STEVENS POINT – By now, many have felt the claws of COVID-19 dig into their inner circles. Here are a few recent notes from mine.
A good friend here in Portage County was munching on breakfast one recent day when he crashed to the kitchen floor with a stroke. Lucky for him his wife was there, and she called for emergency assistance. Despite being fully vaccinated, he was found positive for COVID-19, which is known to cause strokes. That’s especially so for those with other risk factors, like my 65-year-old friend. But he is a tough dude and came around quickly at the emergency department of the local hospital.
One would expect someone in his situation to be held for a day or two for observation. But things are different in the new normal, and his medical attendants told him he should just go home. Turns out there were no available beds, and he would have to endure a 24- to 36-hour wait in the emergency department. So home he went, where he’s now negative for COVID and recovering from the stroke’s lingering effects.
You can bet similar stories are piling up across the state, since the Wisconsin Department of Health Services reports that all 72 counties in Wisconsin are currently experiencing “high,” “very high” or “critically high” levels of COVID-19 activity. But to heck with public health measures, many still say. That laissez-faire attitude startled a cousin and her husband on a recent visit from Costa Rica. They’re expatriates from the states, where their children and grandchildren live, and they were here for long-delayed reunions. They were fully vaccinated, and the required tests upon arrival in the U.S. were negative.
On U.S. soil, they were shocked at lack of compliance with time-tested public health measures like adequate masking and social distancing. “You can’t get into a grocery store in Costa Rica without a mask,” said my cousin.
So remind me again, which is the Third World country?
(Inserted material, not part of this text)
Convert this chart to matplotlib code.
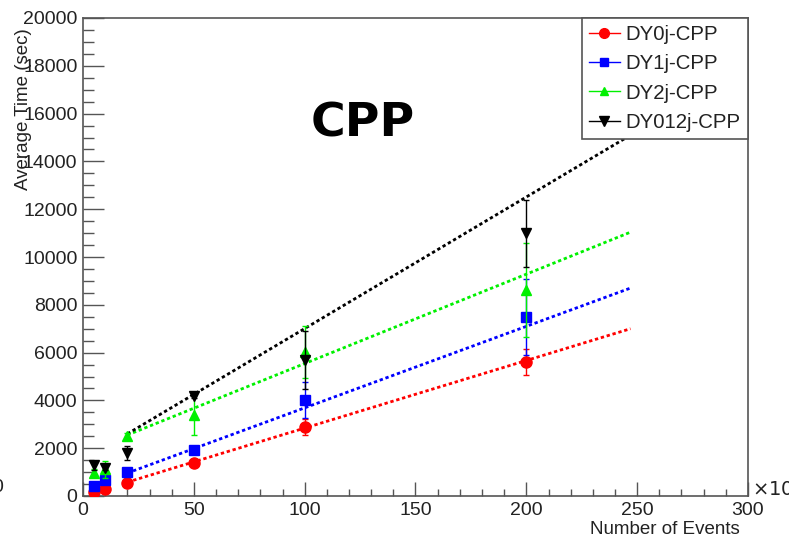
import numpy as np
import matplotlib
matplotlib.use("Agg")
import matplotlib.pyplot as plt
from matplotlib.lines import Line2D

# Numero de eventos (x10^3)
n_eventos = [5, 10, 20, 50, 100, 200]

# Tiempo medio (sec) y errores por muestra
dy0j = [170, 290, 560, 1400, 2890, 5620]
dy0j_err = [50, 60, 80, 150, 350, 550]

dy1j = [420, 670, 1020, 1920, 4020, 7490]
dy1j_err = [80, 100, 120, 150, 750, 1600]

dy2j = [960, 1120, 2520, 3390, 6030, 8620]
dy2j_err = [150, 350, 100, 850, 1100, 1950]

dy012j = [1280, 1170, 1800, 4200, 5690, 11000]
dy012j_err = [200, 100, 300, 100, 1200, 1400]

# Ajustes lineales (pendiente, ordenada) y rango del ajuste
ajuste_pendiente = [28.28, 34.1, 37.4, 55.06]
ajuste_ordenada = [14, 278, 1802, 1499]
rango_ajuste = [20, 247]

etiquetas = ["DY0j-CPP", "DY1j-CPP", "DY2j-CPP", "DY012j-CPP"]
colores = ["#ff0000", "#0000ff", "#00f000", "#000000"]
marcadores = ["o", "s", "^", "v"]
tam_marcador = [8, 7, 7, 7.5]

plt.rcParams["font.family"] = ["Liberation Sans", "DejaVu Sans"]

fig = plt.figure(figsize=(7.89, 5.40), dpi=100)
ax = fig.add_axes([83 / 789, 1 - 496 / 540, (748 - 83) / 789, (496 - 18) / 540])

series = [
    (dy0j, dy0j_err),
    (dy1j, dy1j_err),
    (dy2j, dy2j_err),
    (dy012j, dy012j_err),
]

x_fit = np.linspace(rango_ajuste[0], rango_ajuste[1], 50)

# Primero las rectas de ajuste
for i in range(4):
    ax.plot(
        x_fit,
        ajuste_pendiente[i] * x_fit + ajuste_ordenada[i],
        linestyle=(0, (1.2, 1.0)),
        linewidth=2,
        color=colores[i],
        zorder=2
    )

# Puntos con barras de error
for i, (valores, errores) in enumerate(series):
    ax.errorbar(
        n_eventos,
        valores,
        yerr=errores,
        fmt=marcadores[i],
        color=colores[i],
        markersize=tam_marcador[i],
        elinewidth=1,
        capsize=2.5,
        capthick=1,
        zorder=3 + i
    )

ax.set_xlim(0, 300)
ax.set_ylim(0, 20000)

ax.set_xticks(np.arange(0, 301, 50))
ax.set_xticks(np.arange(0, 301, 10), minor=True)
ax.set_yticks(np.arange(0, 20001, 2000))
ax.set_yticks(np.arange(0, 20001, 500), minor=True)

ax.tick_params(axis="x", which="major", direction="in", length=10, width=1,
               color="#555555", labelsize=14, pad=4, labelcolor="#222222")
ax.tick_params(axis="x", which="minor", direction="in", length=5, width=1,
               color="#555555")
ax.tick_params(axis="y", which="major", direction="in", length=15, width=1,
               color="#555555", labelsize=14, pad=4, labelcolor="#222222")
ax.tick_params(axis="y", which="minor", direction="in", length=8, width=1,
               color="#555555")

for lado in ["left", "right", "top", "bottom"]:
    ax.spines[lado].set_color("#555555")
    ax.spines[lado].set_linewidth(1.2)

# Titulos de los ejes (estilo ROOT, alineados al final)
fig.text(24 / 789, 1 - 28 / 540, "Average Time (sec)", rotation=90,
         ha="center", va="top", fontsize=13.5, color="#222222")
fig.text(740 / 789, 1 - 530 / 540, "Number of Events", ha="right",
         va="center", fontsize=13.5, color="#222222")
fig.text(752 / 789, 1 - 489 / 540, r"$\times10^{3}$", ha="left",
         va="center", fontsize=14, color="#222222")
fig.text(-2 / 789, 1 - 487 / 540, "0", ha="center", va="center",
         fontsize=14, color="#222222")

fig.text(363 / 789, 1 - 124 / 540, "CPP", ha="center", va="center",
         fontsize=34, fontweight="bold", family="DejaVu Sans", color="black")

handles = [
    Line2D([], [], color=colores[i], marker=marcadores[i], linewidth=1,
           markersize=tam_marcador[i] - 1)
    for i in range(4)
]
leg = ax.legend(
    handles,
    etiquetas,
    loc="upper right",
    bbox_to_anchor=(1.0, 1.0),
    borderaxespad=0,
    fontsize=14.7,
    fancybox=False,
    framealpha=1,
    edgecolor="#555555",
    handlelength=1.5,
    handletextpad=0.3,
    labelspacing=0.5,
    borderpad=0.35,
)
leg.get_frame().set_linewidth(1.2)
for t in leg.get_texts():
    t.set_color("#222222")

fig.savefig("out.png", dpi=100)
By the way, they were grateful for receiving the vaccine, supplies of which my cousin noted were a gift from the U.S. The Costa Rican government is now going all-out to get people vaccinated, she added.
Meanwhile, here in the U.S. school boards across the country are being harassed for efforts to control COVID in the schools in campaigns coordinated by those who say they value “freedom.” Gosh, one can almost hear Mandy Patinkin uttering that famous line in the Princess Bride: “You keep using that word. I do not think it means what you think it means.”
It certainly doesn’t to Jeffrey Sachs, president of the United Nations Sustainable Development Solutions Network, who expressed his view of that so-called freedom in a recent opinion piece: “The US has proved itself to be the land of a very peculiar notion of freedom: the freedom to harm others, to put the poor and frontline workers in mortal danger, and to spread misinformation. Freedom, in short, without a glimmer of responsibility.”
In his view: “The selfishness of it all has been staggering. Poor people and people of color in disproportionate numbers, and frontline workers, were repeatedly ordered to go to work in unprotected settings at workplaces where even basic face mask protections were widely flouted. We have watched as brave public health workers have faced abuse and even death threats, and shop clerks and customers have been pummeled, simply for asking others to put on a face mask.”
He went on to point the finger at some clergy who have endangered their congregants by demanding the right to hold indoor church services even as the pandemic raged in their communities, when they could have moved the services outdoors or online.
Yes, I am biased on this subject, too. I have a daughter who has been a front-line medical worker throughout this pandemic. High stress has been a constant. To the deniers, I can only say please don’t talk to me about your freedom to put her at risk.